Return the material word for word. Do not include pictures.

_ _ _

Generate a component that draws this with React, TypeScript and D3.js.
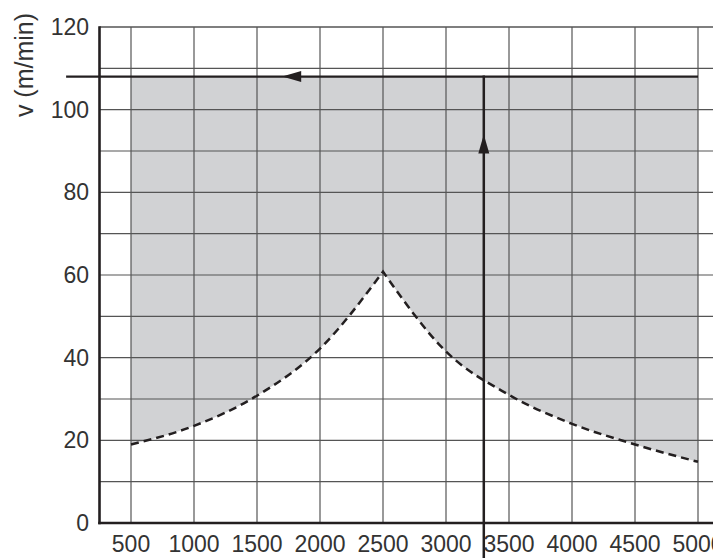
import React from "react";
import * as d3 from "d3";

const W = 713;
const H = 558;

// x categories / ticks
const xTicks = [500, 1000, 1500, 2000, 2500, 3000, 3500, 4000, 4500, 5000];
const yTicks = [0, 20, 40, 60, 80, 100, 120];
const yGrid = [0, 10, 20, 30, 40, 50, 60, 70, 80, 90, 100, 110, 120];

// dashed boundary curve (two branches meeting at a cusp)
const leftX = [500, 1000, 1500, 2000, 2500];
const leftV = [19, 23.5, 30.8, 42.2, 60.8];
const rightX = [2500, 3000, 3500, 4000, 4500, 5000];
const rightV = [60.8, 41.5, 31, 24, 19, 14.8];

// operating point lines
const vLevel = 108;
const xLevel = 3300;
const hLineStart = -15;
const hArrowAt = 1700;
const vArrowAt = 94;

const yTitle = "v (m/min)";

export default function App() {
  const x = d3.scaleLinear().domain([0, 5000]).range([68, 698]);
  const y = d3.scaleLinear().domain([0, 120]).range([523, 27]);
  const axisX = x(250);
  const ink = "#231f20";
  const grid = "#555";

  const line = d3
    .line<[number, number]>()
    .x((d) => x(d[0]))
    .y((d) => y(d[1]))
    .curve(d3.curveMonotoneX);
  const leftPts = leftX.map((v, i) => [v, leftV[i]] as [number, number]);
  const rightPts = rightX.map((v, i) => [v, rightV[i]] as [number, number]);
  const dLeft = line(leftPts) || "";
  const dRight = line(rightPts) || "";
  const curveD = dLeft + dRight.replace(/^M/, "L");
  const areaD =
    curveD +
    `L${x(rightX[rightX.length - 1])},${y(vLevel)}L${x(leftX[0])},${y(vLevel)}Z`;

  const hy = y(vLevel);
  const vx = x(xLevel);
  const ax = x(hArrowAt);
  const ay = y(vArrowAt);

  return (
    <svg
      width={W}
      height={H}
      style={{ position: "absolute", left: 0, top: 0, background: "#fff" }}
      fontFamily="'Liberation Sans', Arial, sans-serif"
    >
      <path d={areaD} fill="#d1d2d4" stroke="none" />
      {yGrid.map((v) => (
        <line
          key={"h" + v}
          x1={axisX}
          x2={W + 5}
          y1={y(v)}
          y2={y(v)}
          stroke={grid}
          strokeWidth={v === 120 ? 1.6 : 1.2}
        />
      ))}
      {xTicks.map((v) => (
        <line
          key={"v" + v}
          x1={x(v)}
          x2={x(v)}
          y1={y(120)}
          y2={y(0)}
          stroke={grid}
          strokeWidth={1.2}
        />
      ))}
      <path
        d={curveD}
        fill="none"
        stroke={ink}
        strokeWidth={2.5}
        strokeDasharray="8,5"
      />
      {/* axes */}
      <line x1={axisX} x2={axisX} y1={y(120) - 0.8} y2={y(0) + 1.2} stroke={ink} strokeWidth={2.6} />
      <line x1={axisX - 1.3} x2={W + 5} y1={y(0)} y2={y(0)} stroke={ink} strokeWidth={2.6} />
      {/* operating lines */}
      <line x1={x(hLineStart)} x2={x(5000)} y1={hy} y2={hy} stroke={ink} strokeWidth={2.4} />
      <line x1={vx} x2={vx} y1={hy - 1.2} y2={H + 5} stroke={ink} strokeWidth={2.5} />
      <path d={`M${ax},${hy}L${ax + 19},${hy - 5.5}L${ax + 19},${hy + 5.5}Z`} fill={ink} />
      <path d={`M${vx},${ay}L${vx - 5.5},${ay + 19}L${vx + 5.5},${ay + 19}Z`} fill={ink} />
      {/* tick labels */}
      {yTicks.map((v) => (
        <text
          key={"yl" + v}
          x={89}
          y={y(v)}
          dy="0.35em"
          textAnchor="end"
          fontSize={23}
          fill="#333"
        >
          {v}
        </text>
      ))}
      {xTicks.map((v) => (
        <text
          key={"xl" + v}
          x={x(v)}
          y={552}
          textAnchor="middle"
          fontSize={23}
          fill="#333"
        >
          {v}
        </text>
      ))}
      <text
        transform={`translate(33,65) rotate(-90)`}
        textAnchor="middle"
        fontSize={25}
        fill="#333"
      >
        {yTitle}
      </text>
    </svg>
  );
}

_ _ _

= Problem solution =
Generate a component that draws this with React, TypeScript and D3.js.
import React from "react";
import * as d3 from "d3";

const W = 713;
const H = 558;

// x categories / ticks
const xTicks = [500, 1000, 1500, 2000, 2500, 3000, 3500, 4000, 4500, 5000];
const yTicks = [0, 20, 40, 60, 80, 100, 120];
const yGrid = [0, 10, 20, 30, 40, 50, 60, 70, 80, 90, 100, 110, 120];

// dashed boundary curve (two branches meeting at a cusp)
const leftX = [500, 1000, 1500, 2000, 2500];
const leftV = [19, 23.5, 30.8, 42.2, 60.8];
const rightX = [2500, 3000, 3500, 4000, 4500, 5000];
const rightV = [60.8, 41.5, 31, 24, 19, 14.8];

// operating point lines
const vLevel = 108;
const xLevel = 3300;
const hLineStart = -15;
const hArrowAt = 1700;
const vArrowAt = 94;

const yTitle = "v (m/min)";

export default function App() {
  const x = d3.scaleLinear().domain([0, 5000]).range([68, 698]);
  const y = d3.scaleLinear().domain([0, 120]).range([523, 27]);
  const axisX = x(250);
  const ink = "#231f20";
  const grid = "#555";

  const line = d3
    .line<[number, number]>()
    .x((d) => x(d[0]))
    .y((d) => y(d[1]))
    .curve(d3.curveMonotoneX);
  const leftPts = leftX.map((v, i) => [v, leftV[i]] as [number, number]);
  const rightPts = rightX.map((v, i) => [v, rightV[i]] as [number, number]);
  const dLeft = line(leftPts) || "";
  const dRight = line(rightPts) || "";
  const curveD = dLeft + dRight.replace(/^M/, "L");
  const areaD =
    curveD +
    `L${x(rightX[rightX.length - 1])},${y(vLevel)}L${x(leftX[0])},${y(vLevel)}Z`;

  const hy = y(vLevel);
  const vx = x(xLevel);
  const ax = x(hArrowAt);
  const ay = y(vArrowAt);

  return (
    <svg
      width={W}
      height={H}
      style={{ position: "absolute", left: 0, top: 0, background: "#fff" }}
      fontFamily="'Liberation Sans', Arial, sans-serif"
    >
      <path d={areaD} fill="#d1d2d4" stroke="none" />
      {yGrid.map((v) => (
        <line
          key={"h" + v}
          x1={axisX}
          x2={W + 5}
          y1={y(v)}
          y2={y(v)}
          stroke={grid}
          strokeWidth={v === 120 ? 1.6 : 1.2}
        />
      ))}
      {xTicks.map((v) => (
        <line
          key={"v" + v}
          x1={x(v)}
          x2={x(v)}
          y1={y(120)}
          y2={y(0)}
          stroke={grid}
          strokeWidth={1.2}
        />
      ))}
      <path
        d={curveD}
        fill="none"
        stroke={ink}
        strokeWidth={2.5}
        strokeDasharray="8,5"
      />
      {/* axes */}
      <line x1={axisX} x2={axisX} y1={y(120) - 0.8} y2={y(0) + 1.2} stroke={ink} strokeWidth={2.6} />
      <line x1={axisX - 1.3} x2={W + 5} y1={y(0)} y2={y(0)} stroke={ink} strokeWidth={2.6} />
      {/* operating lines */}
      <line x1={x(hLineStart)} x2={x(5000)} y1={hy} y2={hy} stroke={ink} strokeWidth={2.4} />
      <line x1={vx} x2={vx} y1={hy - 1.2} y2={H + 5} stroke={ink} strokeWidth={2.5} />
      <path d={`M${ax},${hy}L${ax + 19},${hy - 5.5}L${ax + 19},${hy + 5.5}Z`} fill={ink} />
      <path d={`M${vx},${ay}L${vx - 5.5},${ay + 19}L${vx + 5.5},${ay + 19}Z`} fill={ink} />
      {/* tick labels */}
      {yTicks.map((v) => (
        <text
          key={"yl" + v}
          x={89}
          y={y(v)}
          dy="0.35em"
          textAnchor="end"
          fontSize={23}
          fill="#333"
        >
          {v}
        </text>
      ))}
      {xTicks.map((v) => (
        <text
          key={"xl" + v}
          x={x(v)}
          y={552}
          textAnchor="middle"
          fontSize={23}
          fill="#333"
        >
          {v}
        </text>
      ))}
      <text
        transform={`translate(33,65) rotate(-90)`}
        textAnchor="middle"
        fontSize={25}
        fill="#333"
      >
        {yTitle}
      </text>
    </svg>
  );
}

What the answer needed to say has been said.